• **What this task involves**
Do any lines in the data below contain "diagram"? If so, copy every one of them.

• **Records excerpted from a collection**
◇ ◇ ◇

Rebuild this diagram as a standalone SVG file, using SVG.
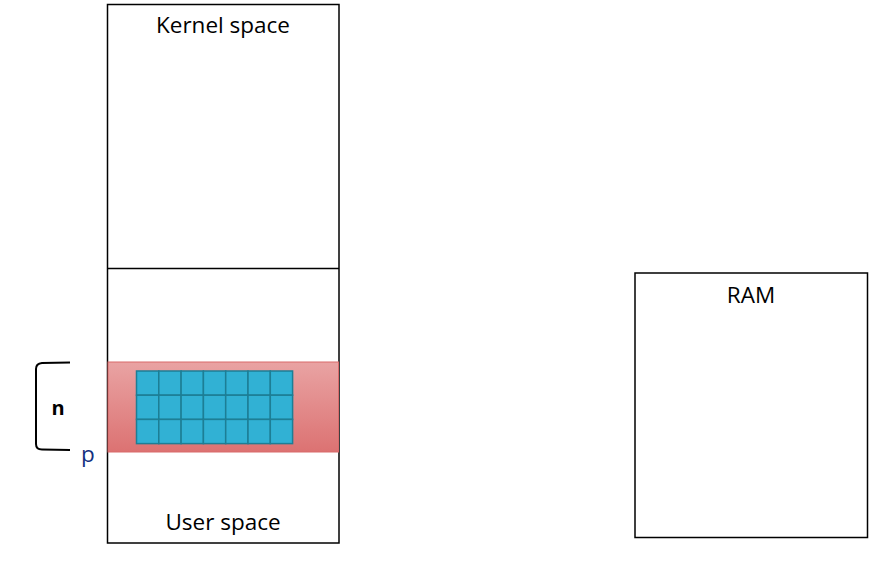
<svg xmlns="http://www.w3.org/2000/svg" width="884" height="569" viewBox="0 0 884 569">
<defs>
<linearGradient id="band" x1="0" y1="0" x2="0" y2="1">
<stop offset="0" stop-color="#E9A3A3"/>
<stop offset="1" stop-color="#DC7272"/>
</linearGradient>
<style>
.box{fill:#fff;stroke:#000;stroke-width:1.5}
.lbl{font-family:"Open Sans","Liberation Sans",sans-serif;font-size:22.5px;fill:#000;text-anchor:middle}
.cell{fill:#31B1D4;stroke:#1D7E95;stroke-width:1.5}
</style>
</defs>
<rect width="884" height="569" fill="#fff"/>
<g id="memory">
<rect class="box" x="107.5" y="4.5" width="231.5" height="538.5"/>
<line x1="107.5" y1="268.5" x2="339" y2="268.5" stroke="#000" stroke-width="1.5"/>
<text class="lbl" x="223" y="33">Kernel space</text>
<text class="lbl" x="223" y="530">User space</text>
</g>
<g id="buffer">
<rect x="108" y="362" width="230.5" height="90" fill="url(#band)" stroke="#D96A6A" stroke-width="1"/>
<g id="grid">
<rect class="cell" x="136.5" y="371" width="22.3" height="24.2"/>
<rect class="cell" x="158.8" y="371" width="22.3" height="24.2"/>
<rect class="cell" x="181.1" y="371" width="22.3" height="24.2"/>
<rect class="cell" x="203.4" y="371" width="22.3" height="24.2"/>
<rect class="cell" x="225.7" y="371" width="22.3" height="24.2"/>
<rect class="cell" x="248" y="371" width="22.3" height="24.2"/>
<rect class="cell" x="270.3" y="371" width="22.3" height="24.2"/>
<rect class="cell" x="136.5" y="395.2" width="22.3" height="24.2"/>
<rect class="cell" x="158.8" y="395.2" width="22.3" height="24.2"/>
<rect class="cell" x="181.1" y="395.2" width="22.3" height="24.2"/>
<rect class="cell" x="203.4" y="395.2" width="22.3" height="24.2"/>
<rect class="cell" x="225.7" y="395.2" width="22.3" height="24.2"/>
<rect class="cell" x="248" y="395.2" width="22.3" height="24.2"/>
<rect class="cell" x="270.3" y="395.2" width="22.3" height="24.2"/>
<rect class="cell" x="136.5" y="419.4" width="22.3" height="24.2"/>
<rect class="cell" x="158.8" y="419.4" width="22.3" height="24.2"/>
<rect class="cell" x="181.1" y="419.4" width="22.3" height="24.2"/>
<rect class="cell" x="203.4" y="419.4" width="22.3" height="24.2"/>
<rect class="cell" x="225.7" y="419.4" width="22.3" height="24.2"/>
<rect class="cell" x="248" y="419.4" width="22.3" height="24.2"/>
<rect class="cell" x="270.3" y="419.4" width="22.3" height="24.2"/>
</g>
</g>
<g id="brace">
<path d="M70,362.5 L42,363 Q36,363.5 36,369 L36,444 Q36,449.5 42,449.5 L70,450" fill="none" stroke="#000" stroke-width="2"/>
<text x="58" y="415" font-family="'Open Sans','Liberation Sans',sans-serif" font-size="20" font-weight="bold" text-anchor="middle">n</text>
<text x="88" y="462" font-family="'Open Sans','Liberation Sans',sans-serif" font-size="22.5" fill="#14307F" text-anchor="middle">p</text>
</g>
<g id="ram">
<rect class="box" x="635" y="273" width="232.5" height="264.5"/>
<text class="lbl" x="751" y="303">RAM</text>
</g>
</svg>
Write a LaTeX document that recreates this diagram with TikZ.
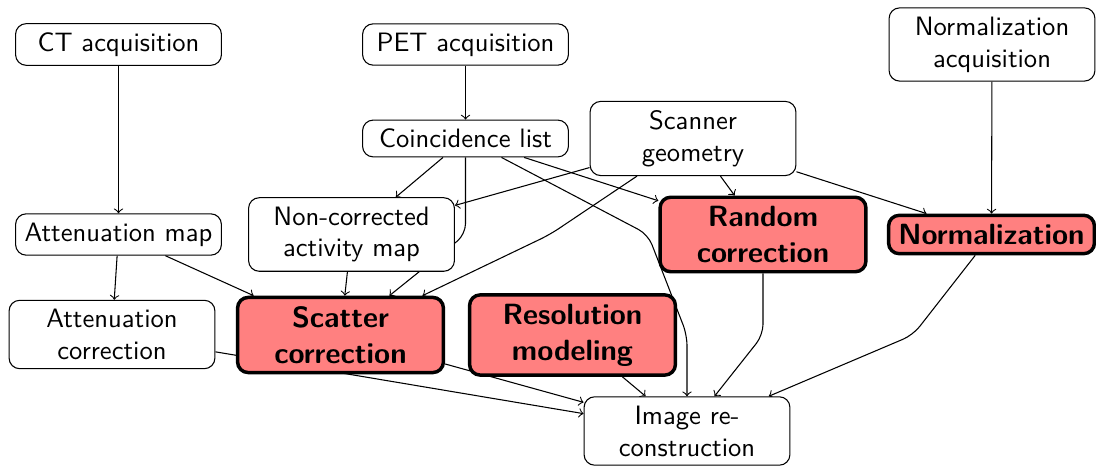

◇ ◇ ◇

• **Reply to the exercise**
Rebuild this diagram as a standalone SVG file, using SVG.
Write a LaTeX document that recreates this diagram with TikZ.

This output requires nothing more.